◆ SHORT PROBLEM ◆
Everything from the first line down to the line containing "const sigmoidLoss = [2.46, 2.34, 2.31, 2.30, 2.30];" is to be retyped exactly, both ends included, with pictures left out.

##############################

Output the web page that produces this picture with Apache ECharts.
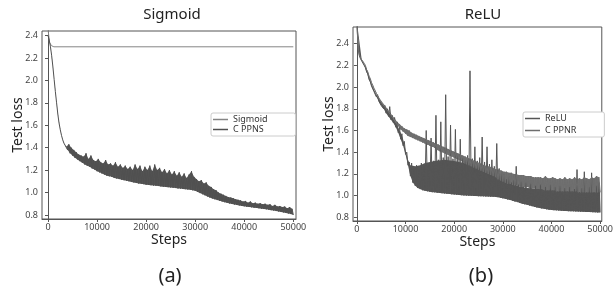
<!DOCTYPE html>
<html><head><meta charset="utf-8">
<script src="https://cdn.jsdelivr.net/npm/echarts@6/dist/echarts.min.js"></script>
<style>html,body{margin:0;padding:0;background:#fff}#c{width:616px;height:293px}</style>
</head><body><div id="c"></div>
<script>
// ---------- data ----------
const xTicks = [0, 10000, 20000, 30000, 40000, 50000];
const yTicks = [0.8, 1.0, 1.2, 1.4, 1.6, 1.8, 2.0, 2.2, 2.4];
const titles = ['Sigmoid', 'ReLU'];
const panelLabels = ['(a)', '(b)'];

// Sigmoid (flat) curve
const sigmoidSteps = [0, 300, 700, 1200, 50000];
const sigmoidLoss = [2.46, 2.34, 2.31, 2.30, 2.30];

// C PPNS: troughs at steps 0,500,...,50000 ; peaks at 250,750,...,49750
const ppnsLows = [2.40,2.30,2.12,1.90,1.70,1.56,1.47,1.42,1.38,1.35,
  1.33,1.31,1.295,1.28,1.265,1.25,1.24,1.23,1.215,1.205,
  1.19,1.18,1.17,1.16,1.15,1.145,1.14,1.13,1.125,1.12,
  1.115,1.11,1.105,1.10,1.095,1.09,1.085,1.08,1.078,1.075,
  1.07,1.068,1.065,1.062,1.06,1.058,1.055,1.052,1.05,1.048,
  1.045,1.042,1.04,1.037,1.035,1.032,1.03,1.027,1.025,1.02,
  1.015,1.005,0.995,0.985,0.975,0.965,0.955,0.947,0.94,0.933,
  0.926,0.92,0.914,0.908,0.903,0.898,0.893,0.889,0.885,0.881,
  0.877,0.874,0.871,0.868,0.865,0.862,0.859,0.856,0.853,0.85,
  0.847,0.843,0.839,0.835,0.831,0.827,0.823,0.818,0.813,0.808,0.80];
const ppnsHighs = [2.36,2.22,2.01,1.80,1.62,1.51,1.44,1.41,1.43,1.40,
  1.38,1.36,1.34,1.33,1.32,1.35,1.30,1.33,1.29,1.28,
  1.30,1.27,1.26,1.29,1.25,1.26,1.24,1.27,1.23,1.25,
  1.22,1.24,1.21,1.23,1.20,1.25,1.21,1.24,1.19,1.23,
  1.20,1.24,1.19,1.25,1.20,1.22,1.18,1.21,1.17,1.20,
  1.16,1.19,1.15,1.18,1.14,1.17,1.13,1.16,1.19,1.14,
  1.12,1.10,1.11,1.08,1.09,1.06,1.05,1.03,1.02,1.00,
  0.99,0.98,0.97,0.96,0.955,0.95,0.94,0.935,0.93,0.92,
  0.925,0.91,0.92,0.905,0.91,0.90,0.905,0.895,0.90,0.89,
  0.895,0.88,0.89,0.875,0.88,0.87,0.875,0.86,0.87,0.855];

// ReLU (noisy, lower) troughs / peaks
const reluLows = [2.60,2.29,2.24,2.20,2.14,2.07,2.01,1.96,1.91,1.87,
  1.83,1.80,1.76,1.73,1.70,1.67,1.63,1.58,1.52,1.46,
  1.38,1.28,1.18,1.12,1.09,1.07,1.06,1.05,1.045,1.04,
  1.035,1.032,1.03,1.027,1.025,1.022,1.02,1.017,1.015,1.012,
  1.01,1.008,1.006,1.004,1.002,1.00,0.999,0.998,0.997,0.996,
  0.995,0.994,0.993,0.992,0.991,0.99,0.989,0.988,0.986,0.98,
  0.975,0.97,0.965,0.96,0.953,0.946,0.94,0.933,0.926,0.92,
  0.915,0.909,0.903,0.897,0.891,0.886,0.882,0.878,0.874,0.87,
  0.868,0.866,0.864,0.862,0.86,0.859,0.858,0.857,0.856,0.855,
  0.854,0.853,0.852,0.851,0.85,0.849,0.848,0.847,0.846,0.845,0.845];
const reluHighs = [2.35,2.26,2.23,2.18,2.12,2.05,2.00,1.95,1.93,1.88,
  1.84,1.83,1.80,1.82,1.74,1.72,1.68,1.63,1.57,1.50,
  1.40,1.31,1.30,1.25,1.28,1.24,1.30,1.27,1.60,1.30,
  1.53,1.32,1.74,1.33,1.68,1.35,1.93,1.36,1.65,1.34,
  1.61,1.38,1.52,1.35,1.33,1.37,2.15,1.34,1.45,1.32,
  1.35,1.54,1.31,1.45,1.29,1.33,1.27,1.48,1.25,1.22,
  1.20,1.15,1.18,1.12,1.14,1.27,1.10,1.13,1.08,1.12,
  1.06,1.11,1.05,1.09,1.04,1.10,1.03,1.08,1.04,1.10,
  1.02,1.08,1.03,1.09,1.02,1.07,1.01,1.08,1.02,1.06,
  1.24,1.03,1.07,1.22,1.02,1.08,1.21,1.03,1.09,1.12];
// upper edge of the dense part of the ReLU noise
const reluDenseSteps = [0,1000,2000,3000,4000,5000,6000,7000,8000,9000,9500,10000,10500,11000,12000,13000,14000,16000,18000,20000,22000,24000,26000,28000,30000,32000,35000,40000,45000,50000];
const reluDenseTop = [2.60,2.25,2.17,2.03,1.93,1.86,1.80,1.74,1.67,1.58,1.52,1.42,1.33,1.28,1.27,1.28,1.30,1.32,1.33,1.32,1.30,1.27,1.24,1.20,1.14,1.10,1.07,1.06,1.05,1.05];

// C PPNR (smoother, upper) troughs / peaks
const ppnrLows = [2.60,2.30,2.25,2.22,2.16,2.10,2.04,1.99,1.94,1.90,
  1.86,1.83,1.80,1.77,1.74,1.71,1.68,1.64,1.61,1.59,
  1.57,1.55,1.54,1.53,1.52,1.51,1.50,1.49,1.48,1.47,
  1.46,1.45,1.44,1.42,1.41,1.40,1.39,1.38,1.37,1.36,
  1.35,1.34,1.33,1.32,1.30,1.29,1.28,1.27,1.26,1.25,
  1.24,1.23,1.22,1.21,1.20,1.19,1.18,1.17,1.15,1.14,
  1.13,1.12,1.11,1.11,1.10,1.10,1.09,1.09,1.08,1.08,
  1.08,1.07,1.07,1.07,1.06,1.06,1.06,1.05,1.05,1.05,
  1.05,1.05,1.04,1.04,1.04,1.04,1.04,1.04,1.04,1.04,
  1.04,1.03,1.03,1.03,1.03,1.03,1.03,1.03,1.03,1.03,1.03];
const ppnrHighs = [2.36,2.27,2.24,2.20,2.14,2.08,2.02,1.97,1.93,1.89,
  1.86,1.83,1.80,1.77,1.74,1.71,1.68,1.66,1.64,1.62,
  1.61,1.60,1.58,1.57,1.56,1.55,1.54,1.53,1.52,1.51,
  1.50,1.49,1.48,1.47,1.46,1.45,1.44,1.43,1.42,1.41,
  1.40,1.39,1.38,1.37,1.36,1.35,1.34,1.33,1.32,1.31,
  1.30,1.29,1.28,1.27,1.27,1.26,1.25,1.24,1.24,1.23,
  1.22,1.22,1.21,1.21,1.20,1.20,1.19,1.19,1.19,1.18,
  1.18,1.18,1.17,1.17,1.17,1.17,1.16,1.18,1.16,1.16,
  1.17,1.16,1.15,1.16,1.15,1.17,1.15,1.16,1.15,1.17,
  1.15,1.16,1.15,1.17,1.16,1.15,1.17,1.16,1.18,1.17];

// ---------- build ----------
const troughSteps = ppnsLows.map((_, i) => i * 500);
const peakSteps = ppnsHighs.map((_, i) => i * 500 + 250);
function zig(lows, highs) {
  const out = [];
  for (let i = 0; i < lows.length; i++) {
    out.push([troughSteps[i], lows[i]]);
    if (i < highs.length) out.push([peakSteps[i], highs[i]]);
  }
  return out;
}
const FONT = 'Noto Sans';
const tickLabel = { fontSize: 9, color: '#444', fontFamily: FONT };
function xAx(gi, min, max) {
  return { type: 'value', gridIndex: gi, min: min, max: max,
    name: 'Steps', nameLocation: 'middle', nameGap: 14, nameMoveOverlap: false,
    nameTextStyle: { fontSize: 14, color: '#222', fontFamily: FONT },
    axisLine: { show: true, lineStyle: { color: '#555' } },
    axisTick: { show: true, length: 3, customValues: xTicks, lineStyle: { color: '#555' } },
    axisLabel: Object.assign({ customValues: xTicks, margin: 4, formatter: v => String(v) }, tickLabel),
    splitLine: { show: false } };
}
function yAx(gi, min, max, gap) {
  return { type: 'value', gridIndex: gi, min: min, max: max,
    name: 'Test loss', nameLocation: 'middle', nameGap: gap, nameMoveOverlap: false,
    nameTextStyle: { fontSize: 14, color: '#222', fontFamily: FONT },
    axisLine: { show: true, lineStyle: { color: '#555' } },
    axisTick: { show: true, length: 3, customValues: yTicks, lineStyle: { color: '#555' } },
    axisLabel: Object.assign({ customValues: yTicks, margin: 4, formatter: v => v.toFixed(1) }, tickLabel),
    splitLine: { show: false } };
}
function line(name, gi, data, color) {
  return { name: name, type: 'line', xAxisIndex: gi, yAxisIndex: gi, data: data,
    showSymbol: false, symbol: 'none', sampling: null, clip: true,
    lineStyle: { color: color, width: 1 }, itemStyle: { color: color } };
}
// filled band between a lower edge (troughs) and an upper edge
function band(gi, lowX, lows, topX, tops, color) {
  return { type: 'custom', xAxisIndex: gi, yAxisIndex: gi, data: [[0, 1]], clip: true, silent: true,
    renderItem: function (params, api) {
      const pts = [api.coord([lowX[0], lows[0]])];
      for (let i = 0; i < tops.length; i++) pts.push(api.coord([topX[i], tops[i]]));
      for (let i = lows.length - 1; i >= 0; i--) pts.push(api.coord([lowX[i], lows[i]]));
      return { type: 'polygon', shape: { points: pts }, style: { fill: color } };
    } };
}
function legend(names, left, top, gap, padRight) {
  return { data: names, orient: 'vertical', left: left, top: top, itemGap: gap,
    itemWidth: 15, itemHeight: 1.5, icon: 'rect', padding: [2, padRight, 2, 2],
    borderColor: '#ccc', borderWidth: 1, borderRadius: 2, backgroundColor: '#fff',
    textStyle: { fontSize: 9, color: '#333', fontFamily: FONT, lineHeight: 9 } };
}
const chart = echarts.init(document.getElementById('c'), null, { renderer: 'canvas' });
chart.setOption({
  animation: false,
  backgroundColor: '#fff',
  grid: [
    { left: 42, top: 31, width: 254, height: 188, show: true, borderColor: '#555', borderWidth: 1, backgroundColor: 'transparent' },
    { left: 353, top: 27, width: 256, height: 194, show: true, borderColor: '#555', borderWidth: 1, backgroundColor: 'transparent' }
  ],
  xAxis: [xAx(0, -1224, 50550), xAx(1, -800, 50340)],
  yAxis: [yAx(0, 0.764, 2.441, 17), yAx(1, 0.766, 2.554, 17)],
  legend: [legend(['Sigmoid', 'C PPNS'], 211, 113, 1, 28), legend(['ReLU', 'C PPNR'], 523, 112, 3, 28)],
  series: [
    line('Sigmoid', 0, sigmoidSteps.map((s, i) => [s, sigmoidLoss[i]]), '#858585'),
    band(0, troughSteps, ppnsLows, peakSteps, ppnsHighs, '#555555'),
    line('C PPNS', 0, zig(ppnsLows, ppnsHighs), '#505050'),
    band(1, troughSteps, reluLows, reluDenseSteps, reluDenseTop, '#565656'),
    line('ReLU', 1, zig(reluLows, reluHighs), '#555555'),
    band(1, troughSteps, ppnrLows, peakSteps, ppnrHighs, '#727272'),
    line('C PPNR', 1, zig(ppnrLows, ppnrHighs), '#6e6e6e')
  ],
  graphic: [
    { type: 'text', x: 172, y: 15, style: { text: titles[0], font: '15px "Noto Sans"', fill: '#222', textAlign: 'center', textVerticalAlign: 'middle' } },
    { type: 'text', x: 483, y: 15, style: { text: titles[1], font: '15px "Noto Sans"', fill: '#222', textAlign: 'center', textVerticalAlign: 'middle' } },
    { type: 'text', x: 170, y: 276, style: { text: panelLabels[0], font: '20px "Noto Sans"', fill: '#222', textAlign: 'center', textVerticalAlign: 'middle' } },
    { type: 'text', x: 481, y: 276, style: { text: panelLabels[1], font: '20px "Noto Sans"', fill: '#222', textAlign: 'center', textVerticalAlign: 'middle' } }
  ]
});
</script></body></html>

##############################

◆ SOLUTION TO THIS TASK ◆
Output the web page that produces this picture with Apache ECharts.
<!DOCTYPE html>
<html><head><meta charset="utf-8">
<script src="https://cdn.jsdelivr.net/npm/echarts@6/dist/echarts.min.js"></script>
<style>html,body{margin:0;padding:0;background:#fff}#c{width:616px;height:293px}</style>
</head><body><div id="c"></div>
<script>
// ---------- data ----------
const xTicks = [0, 10000, 20000, 30000, 40000, 50000];
const yTicks = [0.8, 1.0, 1.2, 1.4, 1.6, 1.8, 2.0, 2.2, 2.4];
const titles = ['Sigmoid', 'ReLU'];
const panelLabels = ['(a)', '(b)'];

// Sigmoid (flat) curve
const sigmoidSteps = [0, 300, 700, 1200, 50000];
const sigmoidLoss = [2.46, 2.34, 2.31, 2.30, 2.30];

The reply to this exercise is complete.